Australian Prime Minister Turnbull Government Splashes $240m On Cyber Defence

21 April 2016

Prime Minister Malcolm Turnbull has admitted for the first time Australia has the ability to launch cyber attacks.

Mr Turnbull revealed offensive cyber capabilities are used to deter possible attacks, which could mean the government employing hackers to disrupt activities overseas.

The admission comes as Prime Minister Malcolm Turnbull unveils Australia's $240 million cyber security strategy, which will focus on closer collaboration with business.

The strategy aims to defend the nation's cyber networks from organised criminals and state-sponsored attackers and sits alongside $400 million in the Defence White Paper for cyber activities.

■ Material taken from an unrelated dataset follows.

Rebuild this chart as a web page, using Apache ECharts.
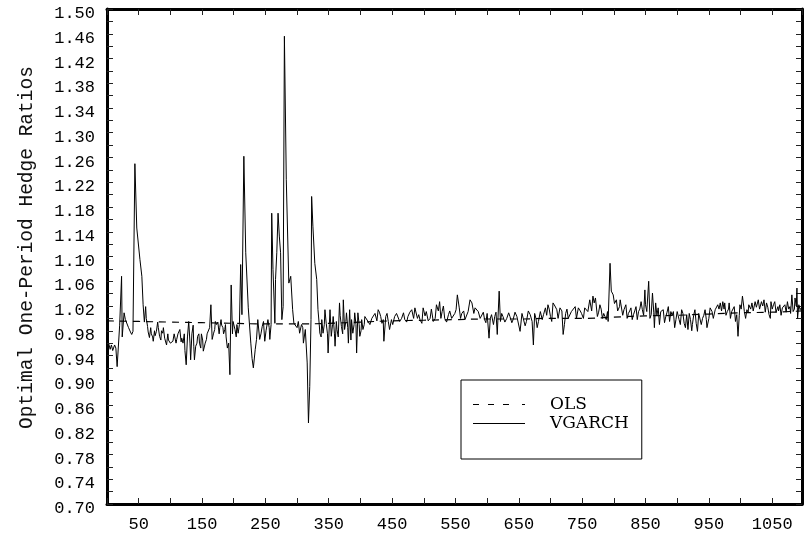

Mr Turnbull will also announce a new minister assisting the prime minister on cyber security.

The announcement follows an urgent call for an inquiry last year by independent senator Nick Xenophon following reports of a China-initiated breach at the Bureau of Meteorology.

While the government doesn't believe there's yet been a serious cyber attack - which is defined as compromising national security - there are thousands of intrusions every year.

They range from theft of intellectual property to illegally modifying data to seeking ransom to unlock a computer affected by malicious software.

And the government says those types of crimes are becoming more frequent and sophisticated.

"Australians are targets for malicious actors, including serious and organised criminal syndicates and foreign adversaries, who are all using cyberspace to further their aims and attack our interest," Mr Turnbull said.

"We must safeguard against criminality, espionage, sabotage and unfair competition online."

He points to former CIA employee Edward Snowden as an example of how a trusted insider can cause massive disruption, using the illegal disclosure of information as an argument for cultural change.

A report by the ACSC last year found Australian businesses were increasingly becoming targets of cyber espionage - which can undermine profitability and viability.

While difficult to determine the cost to the Australian economy, an industry estimate in 2013 put the figure at $1 billion, the report said.

About $200 million allocated to the strategy is new money, with the remaining funded under the Innovation and Science Agenda.

It includes an education program to raise awareness of cyber intrusions for individuals.